What you should do: Each line from the start of the data below through the one containing "import plotly.graph_objects as go" must be reproduced exactly.
----------------------------------------
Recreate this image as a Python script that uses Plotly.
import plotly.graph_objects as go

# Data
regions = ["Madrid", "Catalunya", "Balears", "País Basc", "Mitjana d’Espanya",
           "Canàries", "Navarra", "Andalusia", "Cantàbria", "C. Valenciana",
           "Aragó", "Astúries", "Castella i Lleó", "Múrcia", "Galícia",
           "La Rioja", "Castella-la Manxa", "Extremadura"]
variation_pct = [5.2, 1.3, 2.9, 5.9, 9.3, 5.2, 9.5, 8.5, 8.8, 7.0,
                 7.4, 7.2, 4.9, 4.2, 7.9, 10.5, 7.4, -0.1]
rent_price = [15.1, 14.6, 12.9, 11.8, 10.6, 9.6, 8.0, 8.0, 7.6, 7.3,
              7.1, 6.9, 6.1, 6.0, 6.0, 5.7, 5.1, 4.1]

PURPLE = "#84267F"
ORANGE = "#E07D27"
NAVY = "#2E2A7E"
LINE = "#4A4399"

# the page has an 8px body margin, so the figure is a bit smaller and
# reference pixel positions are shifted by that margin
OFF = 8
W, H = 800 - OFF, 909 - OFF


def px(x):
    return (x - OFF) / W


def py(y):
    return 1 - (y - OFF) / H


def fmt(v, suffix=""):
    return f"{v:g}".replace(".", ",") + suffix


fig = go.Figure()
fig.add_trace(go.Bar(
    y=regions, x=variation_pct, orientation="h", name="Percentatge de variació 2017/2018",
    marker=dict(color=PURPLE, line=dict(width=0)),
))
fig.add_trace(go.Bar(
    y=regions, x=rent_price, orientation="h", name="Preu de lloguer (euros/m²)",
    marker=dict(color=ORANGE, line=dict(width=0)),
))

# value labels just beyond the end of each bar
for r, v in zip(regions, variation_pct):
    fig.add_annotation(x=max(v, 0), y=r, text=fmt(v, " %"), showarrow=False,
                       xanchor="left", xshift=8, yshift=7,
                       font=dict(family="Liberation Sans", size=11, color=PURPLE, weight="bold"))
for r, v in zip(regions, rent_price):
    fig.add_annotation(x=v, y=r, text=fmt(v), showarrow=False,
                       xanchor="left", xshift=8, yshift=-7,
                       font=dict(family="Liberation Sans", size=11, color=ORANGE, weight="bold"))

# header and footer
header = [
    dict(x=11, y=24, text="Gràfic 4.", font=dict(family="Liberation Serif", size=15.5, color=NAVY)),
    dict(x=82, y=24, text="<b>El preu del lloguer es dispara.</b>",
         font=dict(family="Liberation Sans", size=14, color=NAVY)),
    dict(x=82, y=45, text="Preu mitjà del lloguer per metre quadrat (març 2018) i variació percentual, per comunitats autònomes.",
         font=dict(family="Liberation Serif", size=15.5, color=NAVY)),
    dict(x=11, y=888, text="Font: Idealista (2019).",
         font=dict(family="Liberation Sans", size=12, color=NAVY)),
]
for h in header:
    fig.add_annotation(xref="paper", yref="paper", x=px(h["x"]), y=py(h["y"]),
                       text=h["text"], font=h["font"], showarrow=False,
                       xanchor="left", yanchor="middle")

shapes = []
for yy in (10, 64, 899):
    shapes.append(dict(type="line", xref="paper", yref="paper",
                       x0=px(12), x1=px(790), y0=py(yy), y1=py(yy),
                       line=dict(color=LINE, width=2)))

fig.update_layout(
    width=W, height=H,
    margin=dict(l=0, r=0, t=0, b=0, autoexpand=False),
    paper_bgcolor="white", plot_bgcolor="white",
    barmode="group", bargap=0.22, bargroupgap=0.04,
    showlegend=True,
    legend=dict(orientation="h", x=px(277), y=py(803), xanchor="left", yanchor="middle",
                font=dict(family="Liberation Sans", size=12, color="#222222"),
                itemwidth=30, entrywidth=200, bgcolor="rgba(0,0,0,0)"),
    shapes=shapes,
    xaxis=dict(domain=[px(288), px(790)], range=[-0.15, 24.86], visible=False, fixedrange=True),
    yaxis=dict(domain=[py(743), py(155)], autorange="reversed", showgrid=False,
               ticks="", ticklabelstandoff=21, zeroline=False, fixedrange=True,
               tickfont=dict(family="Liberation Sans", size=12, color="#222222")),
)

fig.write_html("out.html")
----------------------------------------
Expected answer:
Recreate this image as a Python script that uses Plotly.
import plotly.graph_objects as go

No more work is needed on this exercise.